I like to think I’m pretty desensitized to horrific situations. Dad was an EMT and I spent a good chunk of my childhood looking through his training materials. What I didn’t see there, I picked up in horror movies, thriller novels, and true crime novels. Okay, so my parents weren’t too strict on what I read as long as there wasn’t sex involved. I’m thankful for it. That knowledge is the backbone of all my stories.
Fast-forward back to the here-and-now. I just spent a week wallowing in some of the most shocking things I’ve seen actual humans do to each other. There is a disconnect I can hide behind when writing things that make most people set the book aside and go vomit up their lunch. But knowing that a person is capable, even under the influence of drugs (reportedly), of ripping apart another man’s face and eating it…
I’m done with humanity.
No really.

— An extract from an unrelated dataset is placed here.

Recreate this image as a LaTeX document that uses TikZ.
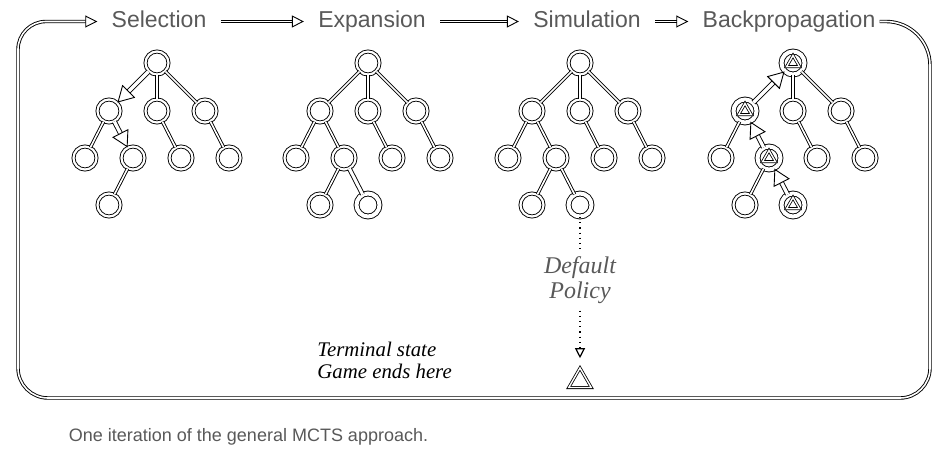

I want to throw in the towel and go for a long hike off a short cliff. We’ve been at war since I graduated high school. The people we’ve trusted to make the right decisions to help us recover as a country are too busy fighting like grade school students. And now motherfuckers are eating each other. That doesn’t even include the other horrors mankind has dabbled in across the globe. If I stopped to consider all of those, the result wouldn’t be pretty.
Frankly, I’m tired of waking up to bad news. What happened to the idea of celebrating life? Some how in the last ten years joy and pleasure have been replaced with terror and pain. It is reflected in the art being produced. Look at the comedy movies that have come out as of late. They aren’t all that funny. They’re just… wrong–pushing the disgusting elements of humanity to the surface and daring us to laugh at it.
I don’t want to laugh. I want to weep.
Maybe I’m too exhausted from my writing deadlines. Perhaps I’m not as desensitized as I originally thought. Or maybe, just maybe, the world really is going to shit and come December some mythical band of bastards on horses will mow us all down.
Now if you’ll excuse me, I’m going to go crawl in a cave and work. Might as well try to finish something in the time we have before humanity destroys everything.